▶ [WRITTEN REQUEST]:
Repeat the whole listing below, word for word.

^^^^

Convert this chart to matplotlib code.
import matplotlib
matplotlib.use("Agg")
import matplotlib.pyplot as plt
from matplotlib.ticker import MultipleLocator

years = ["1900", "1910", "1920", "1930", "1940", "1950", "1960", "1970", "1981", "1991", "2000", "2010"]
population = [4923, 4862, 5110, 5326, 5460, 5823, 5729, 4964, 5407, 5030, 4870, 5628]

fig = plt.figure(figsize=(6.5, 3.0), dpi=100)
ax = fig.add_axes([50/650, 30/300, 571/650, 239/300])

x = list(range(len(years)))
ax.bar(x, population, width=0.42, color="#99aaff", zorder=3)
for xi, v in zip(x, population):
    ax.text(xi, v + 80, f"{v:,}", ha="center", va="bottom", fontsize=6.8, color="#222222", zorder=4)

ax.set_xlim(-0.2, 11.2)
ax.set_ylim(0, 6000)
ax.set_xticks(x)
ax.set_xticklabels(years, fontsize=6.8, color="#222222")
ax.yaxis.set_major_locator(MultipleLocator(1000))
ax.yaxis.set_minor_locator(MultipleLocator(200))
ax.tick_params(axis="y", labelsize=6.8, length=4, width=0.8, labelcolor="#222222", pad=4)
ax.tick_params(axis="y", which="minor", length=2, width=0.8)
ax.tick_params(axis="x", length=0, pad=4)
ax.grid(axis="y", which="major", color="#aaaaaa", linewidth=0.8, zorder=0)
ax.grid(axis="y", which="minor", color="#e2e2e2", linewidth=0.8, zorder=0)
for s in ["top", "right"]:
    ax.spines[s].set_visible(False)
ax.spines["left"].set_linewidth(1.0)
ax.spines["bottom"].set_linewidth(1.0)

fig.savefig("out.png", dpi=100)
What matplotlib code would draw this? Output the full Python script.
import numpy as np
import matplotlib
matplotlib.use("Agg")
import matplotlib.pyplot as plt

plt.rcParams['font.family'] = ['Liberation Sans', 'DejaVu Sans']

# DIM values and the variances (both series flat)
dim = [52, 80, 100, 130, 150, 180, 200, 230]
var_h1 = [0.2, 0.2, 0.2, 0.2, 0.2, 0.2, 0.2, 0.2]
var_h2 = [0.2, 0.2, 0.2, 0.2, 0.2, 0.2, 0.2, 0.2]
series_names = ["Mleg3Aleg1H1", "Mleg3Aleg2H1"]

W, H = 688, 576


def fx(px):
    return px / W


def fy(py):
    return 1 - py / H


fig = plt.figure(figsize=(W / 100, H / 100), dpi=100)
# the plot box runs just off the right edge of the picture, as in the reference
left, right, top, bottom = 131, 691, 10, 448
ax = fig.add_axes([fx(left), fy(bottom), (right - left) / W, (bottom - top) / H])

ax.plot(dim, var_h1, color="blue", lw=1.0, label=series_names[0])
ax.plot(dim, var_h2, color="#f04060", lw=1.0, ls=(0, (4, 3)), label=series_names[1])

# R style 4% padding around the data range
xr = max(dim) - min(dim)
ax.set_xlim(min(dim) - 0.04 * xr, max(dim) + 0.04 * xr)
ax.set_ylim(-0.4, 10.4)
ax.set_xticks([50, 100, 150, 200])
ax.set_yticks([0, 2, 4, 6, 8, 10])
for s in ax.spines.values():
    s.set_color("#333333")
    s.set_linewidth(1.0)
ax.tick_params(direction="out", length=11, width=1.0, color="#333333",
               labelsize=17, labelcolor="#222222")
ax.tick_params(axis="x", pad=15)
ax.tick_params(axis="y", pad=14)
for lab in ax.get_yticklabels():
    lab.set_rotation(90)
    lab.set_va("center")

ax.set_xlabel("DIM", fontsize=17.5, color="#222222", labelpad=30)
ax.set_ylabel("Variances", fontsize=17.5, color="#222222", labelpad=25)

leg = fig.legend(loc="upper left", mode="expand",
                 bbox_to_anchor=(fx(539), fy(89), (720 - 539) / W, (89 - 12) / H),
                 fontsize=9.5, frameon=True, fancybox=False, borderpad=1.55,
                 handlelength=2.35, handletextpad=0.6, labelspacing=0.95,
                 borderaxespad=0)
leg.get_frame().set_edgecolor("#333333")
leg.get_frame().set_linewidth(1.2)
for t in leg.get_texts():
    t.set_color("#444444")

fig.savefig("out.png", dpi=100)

^^^^

▶ [SOLUTION TO THIS TASK]:
Convert this chart to matplotlib code.
import matplotlib
matplotlib.use("Agg")
import matplotlib.pyplot as plt
from matplotlib.ticker import MultipleLocator

years = ["1900", "1910", "1920", "1930", "1940", "1950", "1960", "1970", "1981", "1991", "2000", "2010"]
population = [4923, 4862, 5110, 5326, 5460, 5823, 5729, 4964, 5407, 5030, 4870, 5628]

fig = plt.figure(figsize=(6.5, 3.0), dpi=100)
ax = fig.add_axes([50/650, 30/300, 571/650, 239/300])

x = list(range(len(years)))
ax.bar(x, population, width=0.42, color="#99aaff", zorder=3)
for xi, v in zip(x, population):
    ax.text(xi, v + 80, f"{v:,}", ha="center", va="bottom", fontsize=6.8, color="#222222", zorder=4)

ax.set_xlim(-0.2, 11.2)
ax.set_ylim(0, 6000)
ax.set_xticks(x)
ax.set_xticklabels(years, fontsize=6.8, color="#222222")
ax.yaxis.set_major_locator(MultipleLocator(1000))
ax.yaxis.set_minor_locator(MultipleLocator(200))
ax.tick_params(axis="y", labelsize=6.8, length=4, width=0.8, labelcolor="#222222", pad=4)
ax.tick_params(axis="y", which="minor", length=2, width=0.8)
ax.tick_params(axis="x", length=0, pad=4)
ax.grid(axis="y", which="major", color="#aaaaaa", linewidth=0.8, zorder=0)
ax.grid(axis="y", which="minor", color="#e2e2e2", linewidth=0.8, zorder=0)
for s in ["top", "right"]:
    ax.spines[s].set_visible(False)
ax.spines["left"].set_linewidth(1.0)
ax.spines["bottom"].set_linewidth(1.0)

fig.savefig("out.png", dpi=100)
What matplotlib code would draw this? Output the full Python script.
import numpy as np
import matplotlib
matplotlib.use("Agg")
import matplotlib.pyplot as plt

plt.rcParams['font.family'] = ['Liberation Sans', 'DejaVu Sans']

# DIM values and the variances (both series flat)
dim = [52, 80, 100, 130, 150, 180, 200, 230]
var_h1 = [0.2, 0.2, 0.2, 0.2, 0.2, 0.2, 0.2, 0.2]
var_h2 = [0.2, 0.2, 0.2, 0.2, 0.2, 0.2, 0.2, 0.2]
series_names = ["Mleg3Aleg1H1", "Mleg3Aleg2H1"]

W, H = 688, 576


def fx(px):
    return px / W


def fy(py):
    return 1 - py / H


fig = plt.figure(figsize=(W / 100, H / 100), dpi=100)
# the plot box runs just off the right edge of the picture, as in the reference
left, right, top, bottom = 131, 691, 10, 448
ax = fig.add_axes([fx(left), fy(bottom), (right - left) / W, (bottom - top) / H])

ax.plot(dim, var_h1, color="blue", lw=1.0, label=series_names[0])
ax.plot(dim, var_h2, color="#f04060", lw=1.0, ls=(0, (4, 3)), label=series_names[1])

# R style 4% padding around the data range
xr = max(dim) - min(dim)
ax.set_xlim(min(dim) - 0.04 * xr, max(dim) + 0.04 * xr)
ax.set_ylim(-0.4, 10.4)
ax.set_xticks([50, 100, 150, 200])
ax.set_yticks([0, 2, 4, 6, 8, 10])
for s in ax.spines.values():
    s.set_color("#333333")
    s.set_linewidth(1.0)
ax.tick_params(direction="out", length=11, width=1.0, color="#333333",
               labelsize=17, labelcolor="#222222")
ax.tick_params(axis="x", pad=15)
ax.tick_params(axis="y", pad=14)
for lab in ax.get_yticklabels():
    lab.set_rotation(90)
    lab.set_va("center")

ax.set_xlabel("DIM", fontsize=17.5, color="#222222", labelpad=30)
ax.set_ylabel("Variances", fontsize=17.5, color="#222222", labelpad=25)

leg = fig.legend(loc="upper left", mode="expand",
                 bbox_to_anchor=(fx(539), fy(89), (720 - 539) / W, (89 - 12) / H),
                 fontsize=9.5, frameon=True, fancybox=False, borderpad=1.55,
                 handlelength=2.35, handletextpad=0.6, labelspacing=0.95,
                 borderaxespad=0)
leg.get_frame().set_edgecolor("#333333")
leg.get_frame().set_linewidth(1.2)
for t in leg.get_texts():
    t.set_color("#444444")

fig.savefig("out.png", dpi=100)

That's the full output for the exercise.